Exploring velocity dispersion anisotropy in a dark matter dominated ultra-diffuse galaxy with modified gravity models

TL;DR

This study compares modified gravity models to dark matter in explaining the velocity dispersion of the ultra-diffuse galaxy NGC1052-DF44, finding that MOND and RGGR models fit observations well.

Contribution

It evaluates three alternative gravity models against dark matter in explaining galaxy kinematics, considering anisotropy effects, which is a novel comparative analysis.

Findings

All models fit the observed velocity dispersion.

MOND and RGGR are competitive with dark matter models.

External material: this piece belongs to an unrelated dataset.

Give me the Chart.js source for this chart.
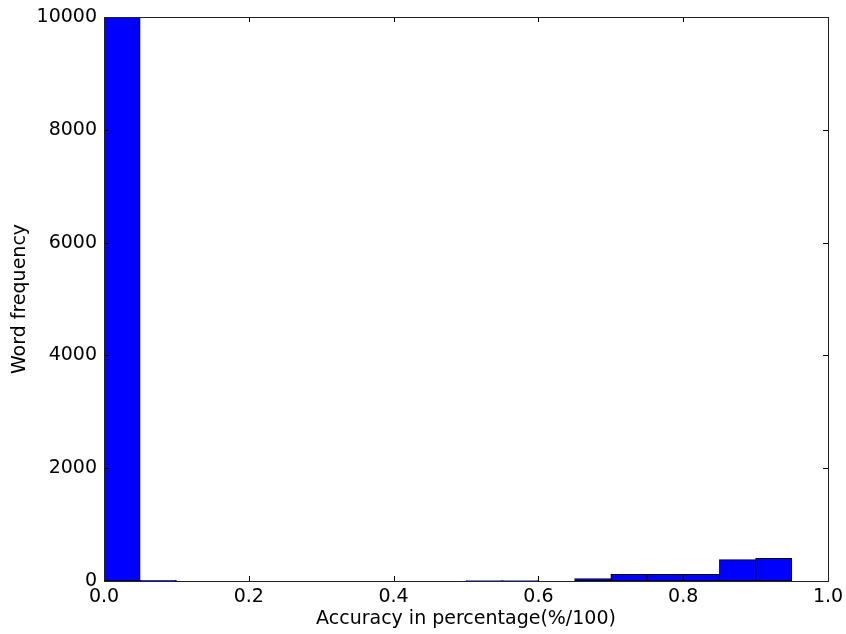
<!DOCTYPE html>
<html>
<head>
<meta charset="utf-8">
<script src="https://cdn.jsdelivr.net/npm/chart.js@4.4.1/dist/chart.umd.min.js"></script>
<style>
  html, body { margin: 0; padding: 0; background: #fff; }
  #wrap { width: 846px; height: 634px; }
</style>
</head>
<body>
<div id="wrap"><canvas id="c" width="846" height="634"></canvas></div>
<script>
// Histogram bins of width 0.05 (left edges) and their word counts
const binEdges = [0.00, 0.05, 0.10, 0.15, 0.20, 0.25, 0.30, 0.35, 0.40, 0.45,
                  0.50, 0.55, 0.60, 0.65, 0.70, 0.75, 0.80, 0.85, 0.90];
const binWidth = 0.05;
const counts   = [10000, 12, 0, 0, 0, 0, 0, 0, 0, 0,
                  8, 8, 0, 45, 120, 120, 120, 380, 400];
const xTicks = [0.0, 0.2, 0.4, 0.6, 0.8, 1.0];
const yTicks = [0, 2000, 4000, 6000, 8000, 10000];

const FONT = 'DejaVu Sans';
const FS = 19;

// Inward tick marks on all four sides of the plot frame
const inwardTicks = {
  id: 'inwardTicks',
  afterDraw(chart) {
    const { ctx, chartArea: a, scales } = chart;
    const L = 5;
    ctx.save();
    ctx.strokeStyle = '#000';
    ctx.lineWidth = 1;
    ctx.beginPath();
    xTicks.forEach(v => {
      const px = Math.round(scales.x.getPixelForValue(v)) + 0.5;
      ctx.moveTo(px, a.bottom); ctx.lineTo(px, a.bottom - L);
      ctx.moveTo(px, a.top); ctx.lineTo(px, a.top + L);
    });
    yTicks.forEach(v => {
      const py = Math.round(scales.y.getPixelForValue(v)) + 0.5;
      ctx.moveTo(a.left, py); ctx.lineTo(a.left + L, py);
      ctx.moveTo(a.right, py); ctx.lineTo(a.right - L, py);
    });
    ctx.stroke();
    ctx.strokeStyle = '#222';
    ctx.strokeRect(Math.round(a.left) + 0.5, Math.round(a.top) + 0.5,
                   Math.round(a.right - a.left), Math.round(a.bottom - a.top));
    ctx.restore();
  }
};

new Chart(document.getElementById('c'), {
  type: 'bar',
  data: {
    datasets: [{
      data: binEdges.map((e, i) => ({ x: e + binWidth / 2, y: counts[i] })),
      backgroundColor: '#0000ff',
      borderColor: '#000000',
      borderWidth: 1,
      borderSkipped: false,
      barPercentage: 1.0,
      categoryPercentage: 1.0
    }]
  },
  options: {
    responsive: false,
    animation: false,
    devicePixelRatio: 1,
    layout: { padding: { top: 17, right: 18, left: 0, bottom: 0 } },
    plugins: { legend: { display: false }, tooltip: { enabled: false } },
    scales: {
      x: {
        type: 'linear',
        offset: false,
        min: 0, max: 1,
        afterBuildTicks(s) { s.ticks = xTicks.map(v => ({ value: v })); },
        afterFit(s) { s.height = 53; s.paddingRight = 0; s.paddingLeft = 0; },
        grid: { display: false, drawTicks: false, offset: false },
        border: { display: false },
        ticks: {
          color: '#000', padding: 5,
          font: { family: FONT, size: FS },
          callback: v => v.toFixed(1)
        },
        title: {
          display: true, text: 'Accuracy in percentage(%/100)', color: '#000',
          font: { family: FONT, size: FS }, padding: { top: 0, bottom: 4 }
        }
      },
      y: {
        min: 0, max: 10000,
        afterBuildTicks(s) { s.ticks = yTicks.map(v => ({ value: v })); },
        afterFit(s) { s.width = 104; s.paddingTop = 0; s.paddingBottom = 0; },
        grid: { display: false, drawTicks: false },
        border: { display: false },
        ticks: {
          color: '#000', padding: 7,
          font: { family: FONT, size: FS },
          callback: v => String(v)
        },
        title: {
          display: true, text: 'Word frequency', color: '#000',
          font: { family: FONT, size: FS }, padding: { top: 9, bottom: 0 }
        }
      }
    }
  },
  plugins: [inwardTicks]
});
</script>
</body>
</html>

Anisotropy assumptions influence model fits.

Abstract

The kinematics of the ultra-diffuse galaxy (UDG) NGC1052-DF44 is primarily influenced by the presence of dark matter (DM). In this paper, we conduct a contrasting kinematic study of DF44 within the alternative modified gravity framework. In comparison to NFW DM, we test three alternative gravity models viz Milgromian dynamics (MOND), characterized by a known acceleration scale, a generic $f(R)$ model, assuming an expansion of the Ricci scalar, and a quantum gravity-inspired Renormalization Group correction to General Relativity (RGGR), which involves the running of the gravitational coupling parameter $G$ with the Universe's energy scale. For each gravity model, we evaluate the velocity dispersion (VD) of the galaxy beyond the conventional radial isotropic assumption and extend to two anisotropy scenarios, i.e., constant and Osipkov-Merritt. Our results show that all three gravity models can provide consistent fits to the observed VD of DF44; however, only MOND and RGGR remain competitive with NFW DM. Interestingly, the constant anisotropy scenario in all the models is also found to be competitive with the complete isotropic assumption.